Tull Price, FEIT Founder: This collection was built to express FEIT and our core values. It is the first time we are really making a product which is not built from leather. Much like our footwear, we wanted to focus the use of natural materials and the natural qualities of, to create the desired function.
How long did it take to put this project together, from ideation to execution? What, if any, challenges did you encounter?
TP: It has taken us a long time to find the right hat maker. We tried many avenues throughout the years, and after much searching we were introduced to Kijima Takayuki. Once we found Kijima, the path was clear and simple, and this was an easy project for us to work together.
The main challenge encountered was our requirement to use one hundred percent natural materials that are treated naturally. This is of course very rare, and we were not able to execute our desire one hundred percent, but we are working it. The highlight of the collection are the undyed wool yarns and the undyed leather labels. This added time, complexity, and cost, but we feel it is worth it as we wanted to uphold the values of our brand as close as possible.
How did you get in contact and start working with Jean Barthet’s mentee on this project?
TP: Luck really! We were very fortunate to be introduced to Kijima by a mutual friend Yuta Ishihara from Shihara, an innovative jewelry designer from Japan. [Ed. note: Shihara is also on The List.] While I had known of Kijima and his products, I had never visited his store or workshop, or held his products in my hand. As soon as I did, the high level of craft was obvious.
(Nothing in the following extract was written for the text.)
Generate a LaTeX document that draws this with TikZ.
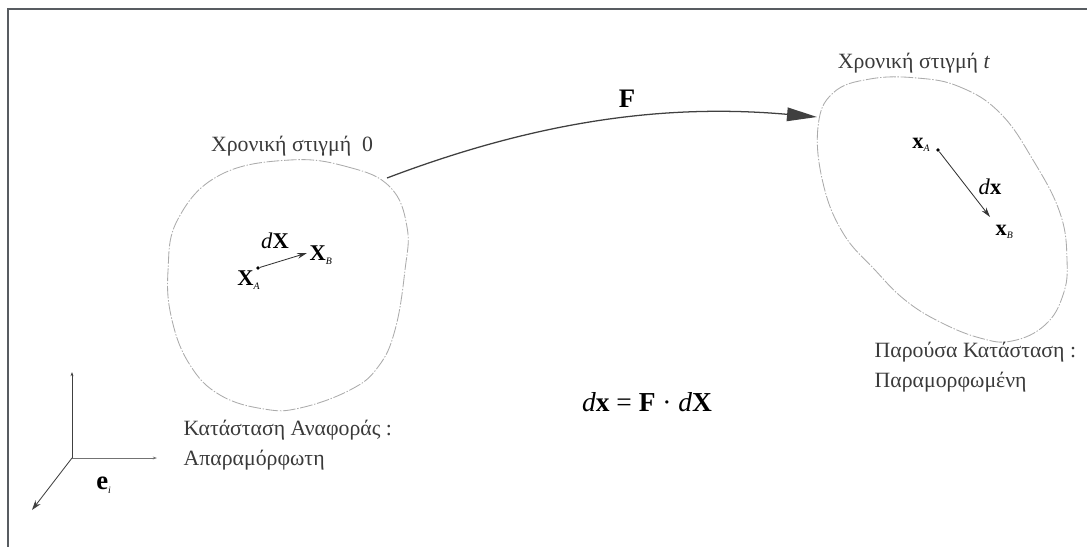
\documentclass[tikz,border=0pt]{standalone}
\usepackage{fontspec}
\setmainfont{Liberation Serif}
\usepackage{tikz}
\usetikzlibrary{arrows.meta, positioning}
\usepackage{xcolor}
\definecolor{framegray}{HTML}{585C61}
\definecolor{blobgray}{HTML}{ABABAB}
\definecolor{inkgray}{HTML}{3A3A3A}
\newcommand{\sub}[1]{\textsubscript{\fontsize{7}{8}\selectfont\textit{#1}}}

\begin{document}
\begin{tikzpicture}[
  lbl/.style={font=\fontsize{15.5}{17}\selectfont, text=inkgray, inner sep=1pt},
  vec/.style={font=\fontsize{16}{18}\selectfont, text=black, inner sep=1pt},
  body/.style={draw=blobgray, line width=0.6pt,
    dash pattern=on 9pt off 1.2pt on 1pt off 1.2pt},
  pt/.style={circle, fill=black, inner sep=0pt, minimum size=2.6pt},
  map/.style={-{Triangle[length=0.75cm, width=0.34cm]}, line width=0.9pt, draw=black!75},
  dvec/.style={-{Stealth[length=7pt, width=4pt]}, line width=0.6pt, draw=black!80},
  axis/.style={line width=0.6pt, draw=black!75}
]
  \useasboundingbox (0,0) rectangle (27.175,13.675);

  % Frame
  \draw[framegray, line width=1.3pt] (27.175,13.45) -- (0.2,13.45) -- (0.2,0);

  % Reference configuration
  \draw[body] plot[smooth cycle, tension=0.7] coordinates {
    (7.25,9.675) (8.7,9.5) (9.75,9.0) (10.175,8.0) (10.125,6.925)
    (9.875,5.425) (9.45,4.5) (8.75,3.925) (7.5,3.475) (6.6,3.45)
    (5.5,3.8) (4.75,4.55) (4.3,5.675) (4.2,6.9) (4.45,8.2) (5.5,9.3)};
  \node[lbl] (t0) at (7.3,10.025) {Χρονική στιγμή \ 0};
  \node[lbl, anchor=west] (ref1) at (4.55,2.925) {Κατάσταση Αναφοράς :};
  \node[lbl, anchor=west] (ref2) at (4.55,2.175) {Απαραμόρφωτη};

  \node[pt] (XA) at (6.45,6.975) {};
  \coordinate (XB) at (7.675,7.35);
  \draw[dvec] (XA) -- (XB);
  \node[vec, anchor=north east] (XAl) at (6.55,6.95) {\textbf{X}\sub{A}};
  \node[vec, anchor=west] (XBl) at (7.7,7.3) {\textbf{X}\sub{B}};
  \node[vec] (dXl) at (6.875,7.65) {\textit{d}\textbf{X}};

  % Current configuration
  \draw[body] plot[smooth cycle, tension=0.7] coordinates {
    (22.925,11.725) (24.0,11.5) (25.0,10.85) (25.825,9.675) (26.5,8.35)
    (26.675,7.175) (26.575,6.3) (26.125,5.55) (25.3,5.15) (24.5,5.225)
    (23.5,5.625) (22.625,6.175) (21.875,6.925) (21.075,7.85) (20.575,9.1)
    (20.45,10.5) (20.825,11.35) (21.75,11.7)};
  \node[lbl] (tt) at (22.85,12.1) {Χρονική στιγμή \textit{t}};
  \node[lbl, anchor=west] (cur1) at (21.825,4.875) {Παρούσα Κατάσταση :};
  \node[lbl, anchor=west] (cur2) at (21.825,4.125) {Παραμορφωμένη};

  \node[pt] (xA) at (23.45,9.925) {};
  \coordinate (xB) at (24.75,8.25);
  \draw[dvec] (xA) -- (xB);
  \node[vec, anchor=east] (xAl) at (23.3,10.05) {\textbf{x}\sub{A}};
  \node[vec, anchor=north west] (xBl) at (24.85,8.1) {\textbf{x}\sub{B}};
  \node[vec] (dxl) at (24.75,9.0) {\textit{d}\textbf{x}};

  % Deformation gradient
  \coordinate (Fs) at (9.675,9.225);
  \coordinate (Fe) at (20.425,10.75);
  \draw[map] (Fs) .. controls (13.3,10.6) and (16.5,11.1) .. (Fe);
  \node[font=\fontsize{19}{21}\selectfont\bfseries] (Fl) at (15.675,11.2) {F};

  \node[font=\fontsize{19.5}{21}\selectfont] (rel) at (16.175,3.625)
    {\textit{d}\textbf{x} = \textbf{F} · \textit{d}\textbf{X}};

  % Basis
  \coordinate (O) at (1.8,2.225);
  \coordinate (e1) at (1.8,4.375);
  \coordinate (e2) at (3.925,2.225);
  \coordinate (e3) at (0.8,0.925);
  \draw[axis, -{Stealth[length=3pt, width=2pt]}] (O) -- (e1);
  \draw[axis, draw=black!55, -{Stealth[length=3pt, width=2pt]}] (O) -- (e2);
  \draw[axis, -{Stealth[length=7pt, width=4.5pt]}] (O) -- (e3);
  \node[vec, font=\fontsize{19}{21}\selectfont] (el) at (2.6,1.55) {\textbf{e}\sub{i}};
\end{tikzpicture}
\end{document}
I want to know more about this hand-linking method that is sort of a thread through this whole collection. Why specifically did FEIT go through the trouble of refurbishing such machines and exclusively using this method?
Natasha Shick, FEIT Brand Director: As with all FEIT products we are in constant search for the best makers in their field. When it came to the socks for we found a special sock maker in Japan—an expert who has the ability to work with all-natural materials. This can be tricky for most sock makers as elastic or synthetics are typically woven into the materials. This maker also works with old refurbished hand-linking machines which are a rare find. The hand-linking technique is time consuming in that every single stitch is matched to close the toe of the sock after the body has been created. This eliminates the ridge and excess fabric at the top of the toes as in most socks.
We wanted to work with someone to make socks in the same manner we make our shoes by hand—creating a product that has the hand and quality that cannot be mimicked through mass production.
This collection was made in Japan. How, if at all, did Japanese influence manifest in this particular collection?
TP: Japan has been fascinated with American culture and clothing design since World War II. It started with denim, workwear, and military influences and then evolved into sportswear and a preppy look in the eighties, as well as designer clothing. Streetwear then really took off in the nineties. In the beginning, designs were mimicked or copied, but over time due to their culture, great attention to detail, craft, and superior hand at creating materials, Japan has surpassed the quality, make, and often design of the west. This collaboration, and especially Kijima’s work on the hats, is a reflection of this evolution—the taking of American sportswear and interpreting into a refined tailored and tactile version of classic pieces.